Just this month, the Cubs have acquired 21 players. Those players are taking advantage of what they’ve been given: a new start on a dynamically changing ballclub, one whose general manager projects will be a World Series contender in a handful of years.

“You go in with a clean slate and an open mind to go forward and help the team win,” reliever Kevin Gregg said, “so that helps guys get a fresh start.”

Gregg, who’s now been with five major league teams, pitched for the Baltimore Orioles in the two seasons before the Cubs signed him in April. Then, his ERA floated in the 4s. This year, it’s fallen to a sturdy 2.68.

Gregg thinks he’s improved because of the new location and after his quick transition to the clean setting.

“It just takes time,” he said. “You pretty much know everybody across the field anyways, so it makes an easy transition.”

The latest Cub to make the transition is right-hander Jake Arrieta, who made his first start with the Cubs on Tuesday night.
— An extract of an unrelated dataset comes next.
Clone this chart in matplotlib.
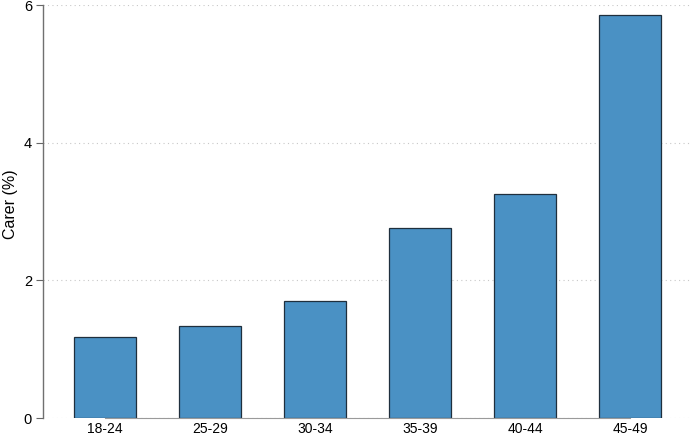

Arrieta’s debut was favorable – he smothered Milwaukee in a two-hit no-decision – and part of that is because of the new team, he says.

Arrieta, who left Baltimore and his 7.23 ERA in a trade earlier this month.
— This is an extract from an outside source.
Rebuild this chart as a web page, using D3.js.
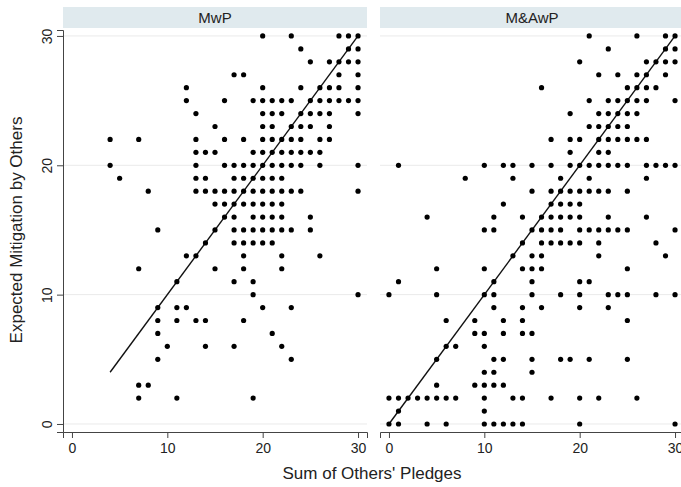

When starting with a new ballclub, players have realized their chance to build from the ground, but with the Cubs, they also noticed a change in culture.

“I didn’t feel that [L.A.’s] staff had a lot of confidence in me, so I tried ... to prove to them something that I didn’t have to,” Guerrier said. “When I came here, I felt that I was wanted and trusted to just go out there and do what I normally do.”

Nate Schierholtz, the Cubs’ right fielder, is in the midst of a career-best season after leaving the Giants in the offseason. He’s also noticed the Cubs’ baseball culture and is thankful for the atmosphere in which he’s playing.

“I think there’s always the element where you want to show them what you can do especially when you come off the bench most of your career,” he said. “For me, it was getting comfortable here quick, which I was able to because there are a lot of great guys, good clubhouse, good coaching staff.”

Schierholtz could be one of the Cubs dealt by the deadline, which means he might have to start over, all over again. Nonetheless, he’s still thankful for his time in Chicago.

“They’ve treated me great [and] given me everything I could ask for as far as opportunities to play a lot,” he said. “I’m thankful for that, and I’m trying to make the most of my opportunity.”